There was a time, round about 2008, when I was a regular reader of Henry Gee’s blog. He’s a senior editor of Nature, and I found his blog writing amusing enough. After a while though, I found I became somewhat disenchanted with his views, and stopped reading him.

He popped up again this week with an opinion piece in The Guardian where he set out his case that Science is a religion that must not be questioned. I found it mostly to be a load of old bollocks, and it served as a reminder as to why I stopped reading him. The one point where I found myself half-nodding in agreement was his charge that:

TV programmes on science pursue a line that’s often cringe-makingly reverential. Switch on any episode of Horizon, and the mood lighting, doom-laden music and Shakespearean voiceover convince you that you are entering the Houses of the Holy – somewhere where debate and dissent are not so much not permitted as inconceivable.
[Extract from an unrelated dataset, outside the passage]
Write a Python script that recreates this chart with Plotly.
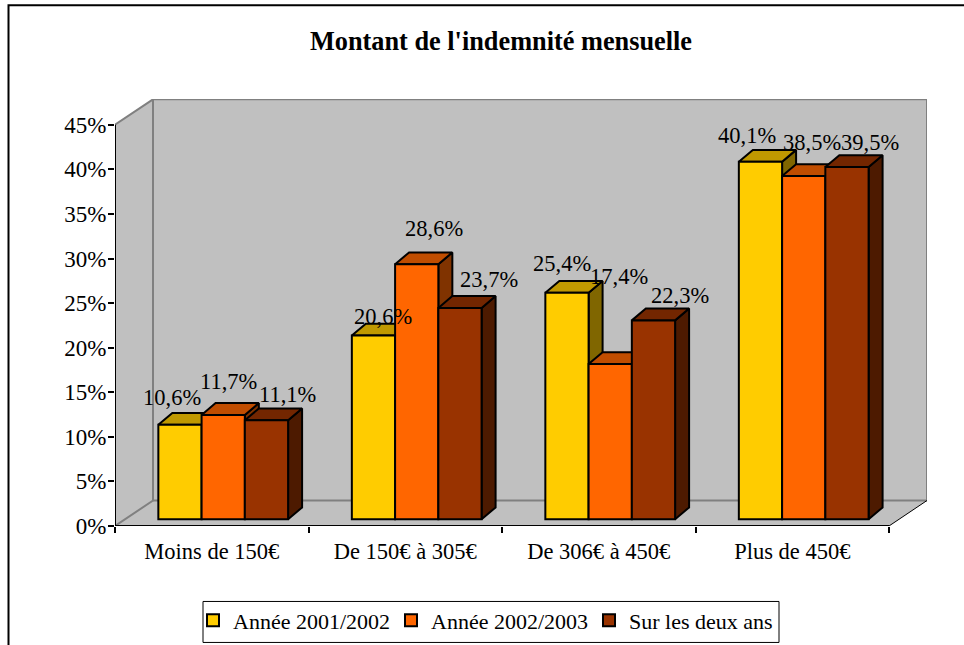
import plotly.graph_objects as go

categories = ["Moins de 150€", "De 150€ à 305€", "De 306€ à 450€", "Plus de 450€"]
series_names = ["Année 2001/2002", "Année 2002/2003", "Sur les deux ans"]
serie_2001 = [10.6, 20.6, 25.4, 40.1]
serie_2002 = [11.7, 28.6, 17.4, 38.5]
serie_deux = [11.1, 23.7, 22.3, 39.5]
y_ticks = [0, 5, 10, 15, 20, 25, 30, 35, 40, 45]
labels_2001 = ["10,6%", "20,6%", "25,4%", "40,1%"]
labels_2002 = ["11,7%", "28,6%", "17,4%", "38,5%"]
labels_deux = ["11,1%", "23,7%", "22,3%", "39,5%"]

# ---- styling / geometry (not data) ----
W, H = 964, 645
L, R, T, B = 115.0, 927.0, 99.3, 526.5
PX_X = 193.5
PX_Y = 8.92
FONT = "Liberation Serif"
front = ["#FFCC00", "#FF6600", "#993300"]
top_c = ["#C09900", "#C04D00", "#732600"]
side_c = ["#806600", "#803300", "#4D1A00"]
wall_dx = 38 / PX_X
wall_dy = 25.5 / PX_Y
bar_dx = 14 / PX_X
bar_dy = 11.8 / PX_Y
bar_w = 0.2235
start = 0.224
base = 6.8 / PX_Y
label_shift = [
    [(-8, 27), (10, 19), (-5, 29), (-13, 26)],
    [(5, 33), (17, 36), (9, 88), (8, 33)],
    [(21, 26), (29, 28), (27, 25), (23, 25)],
]
xmax = (R - L) / PX_X
ymax = (B - T) / PX_Y

all_series = [serie_2001, serie_2002, serie_deux]
all_labels = [labels_2001, labels_2002, labels_deux]
fig = go.Figure()

# side and top faces, on the lower axes pair
for s, vals in enumerate(all_series):
    tx, ty, sx, sy = [], [], [], []
    for g, v in enumerate(vals):
        x0 = g + start + s * bar_w
        x1 = x0 + bar_w
        yt = base + v
        tx += [x0, x1, x1 + bar_dx, x0 + bar_dx, x0, None]
        ty += [yt, yt, yt + bar_dy, yt + bar_dy, yt, None]
        sx += [x1, x1 + bar_dx, x1 + bar_dx, x1, x1, None]
        sy += [base, base + bar_dy, yt + bar_dy, yt, base, None]
    for xs, ys, c in ((sx, sy, side_c[s]), (tx, ty, top_c[s])):
        fig.add_trace(go.Scatter(x=xs, y=ys, mode="lines", fill="toself", fillcolor=c,
                                 line=dict(color="black", width=2), showlegend=False,
                                 hoverinfo="skip", xaxis="x", yaxis="y"))

# front faces, on the overlaying axes pair
for s, vals in enumerate(all_series):
    fig.add_trace(go.Bar(x=[g + start + (s + 0.5) * bar_w for g in range(len(vals))],
                         y=vals, base=[base] * len(vals), width=bar_w, name=series_names[s],
                         marker=dict(color=front[s], line=dict(color="black", width=2)),
                         xaxis="x2", yaxis="y2"))

# back wall, side wall, floor
grey = "#808080"
shapes = []
def poly(pts, fill, lw=0, lc=grey, layer="below"):
    path = "M " + " L ".join(f"{x},{y}" for x, y in pts)
    if fill:
        path += " Z"
    return dict(type="path", path=path, xref="x", yref="y", layer=layer,
                fillcolor=fill if fill else "rgba(0,0,0,0)",
                line=dict(color=lc, width=lw))
y45 = y_ticks[-1]
n = len(categories)
shapes.append(poly([(0, 0), (wall_dx, wall_dy), (wall_dx, y45 + wall_dy), (0, y45)], "#C0C0C0"))
shapes.append(poly([(wall_dx, wall_dy), (n + wall_dx, wall_dy), (n + wall_dx, y45 + wall_dy),
                    (wall_dx, y45 + wall_dy)], "#C0C0C0"))
shapes.append(poly([(0, 0), (n, 0), (n + wall_dx, wall_dy), (wall_dx, wall_dy)], "#C0C0C0"))
shapes.append(poly([(0, 0), (wall_dx, wall_dy), (wall_dx, y45 + wall_dy), (0, y45)], None, 2))
shapes.append(poly([(wall_dx, wall_dy), (n + wall_dx, wall_dy), (n + wall_dx, y45 + wall_dy),
                    (wall_dx, y45 + wall_dy), (wall_dx, wall_dy)], None, 2))
shapes.append(poly([(n, 0), (n + wall_dx, wall_dy)], None, 1, "black"))
shapes.append(poly([(0, 0), (0, y45)], None, 2, "black"))
shapes.append(poly([(0, 0), (n, 0)], None, 2, "black"))

# outer chart frame and legend box, in page pixels converted to paper units
def px(x): return (x - L) / (R - L)
def py(y): return (B - y) / (B - T)
shapes.append(dict(type="rect", xref="paper", yref="paper", x0=px(8.5), x1=px(975), y0=py(5.5), y1=py(660),
                   line=dict(color="black", width=2), layer="below"))
shapes.append(dict(type="rect", xref="paper", yref="paper", x0=px(203), x1=px(779), y0=py(602), y1=py(643),
                   line=dict(color="black", width=1), fillcolor="white", layer="below"))

annotations = []
for s, vals in enumerate(all_series):
    for g, v in enumerate(vals):
        dx, dy = label_shift[s][g]
        annotations.append(dict(x=g + start + (s + 0.5) * bar_w, y=base + v, xref="x", yref="y",
                                text=all_labels[s][g], showarrow=False, xanchor="center",
                                yanchor="middle", xshift=dx, yshift=dy,
                                font=dict(family=FONT, size=22.5, color="black")))

fig.update_layout(
    width=W, height=H, autosize=False,
    margin=dict(l=L, r=W - R, t=T, b=H - B, pad=0, autoexpand=False),
    paper_bgcolor="white", plot_bgcolor="rgba(0,0,0,0)",
    font=dict(family=FONT, size=22, color="black"),
    title=dict(text="<b>Montant de l'indemnité mensuelle</b>", x=501 / W, xanchor="center",
               y=1 - 41 / H, yanchor="middle", font=dict(family=FONT, size=26.3, color="black")),
    barmode="overlay",
    showlegend=True,
    legend=dict(orientation="h", x=px(193), y=py(600), xanchor="left", yanchor="top",
                bgcolor="rgba(0,0,0,0)", borderwidth=0, entrywidth=153, entrywidthmode="pixels",
                font=dict(family=FONT, size=22, color="black"), itemwidth=30),
    xaxis=dict(range=[0, xmax], tickvals=[i + 0.5 for i in range(n)], ticktext=categories,
               ticks="", showgrid=False, zeroline=False, showline=False, automargin=False,
               ticklabelstandoff=9,
               tickfont=dict(family=FONT, size=22.5, color="black")),
    yaxis=dict(range=[0, ymax], tickvals=y_ticks, ticktext=[f"{t}%" for t in y_ticks],
               ticks="outside", ticklen=6, tickcolor="black", tickwidth=1.5, showgrid=False,
               zeroline=False, showline=False, automargin=False, ticklabelstandoff=-3,
               tickfont=dict(family=FONT, size=23, color="black")),
    xaxis2=dict(range=[0, xmax], overlaying="x", side="bottom", anchor="y2",
                tickvals=list(range(n + 1)), ticktext=[""] * (n + 1), ticks="outside", ticklen=6,
                tickcolor="black", tickwidth=1.5, showgrid=False, zeroline=False, showline=False),
    yaxis2=dict(range=[0, ymax], overlaying="y", anchor="x2", showticklabels=False, ticks="",
                showgrid=False, zeroline=False, showline=False),
    shapes=shapes, annotations=annotations,
)
fig.write_html("out.html", config={"displayModeBar": False},
               post_script="document.body.style.margin='0';document.body.style.overflow='hidden';")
But even here, my argument would not be because the programmes are reverential, but because they are bad. I’ve said in the past that Horizon has been simultaneously both dumbed-down and jazzed up by the programme makers to an almost unwatchable extent. With rare exceptions, the programmes are not made by the scientists themselves, but by non-scientists who seem to prefer (questionable) style over substance.

For a proper rebuttal of Gee’s piece, I refer you to Jerry Coyne, who takes it apart in a most satisfying manner.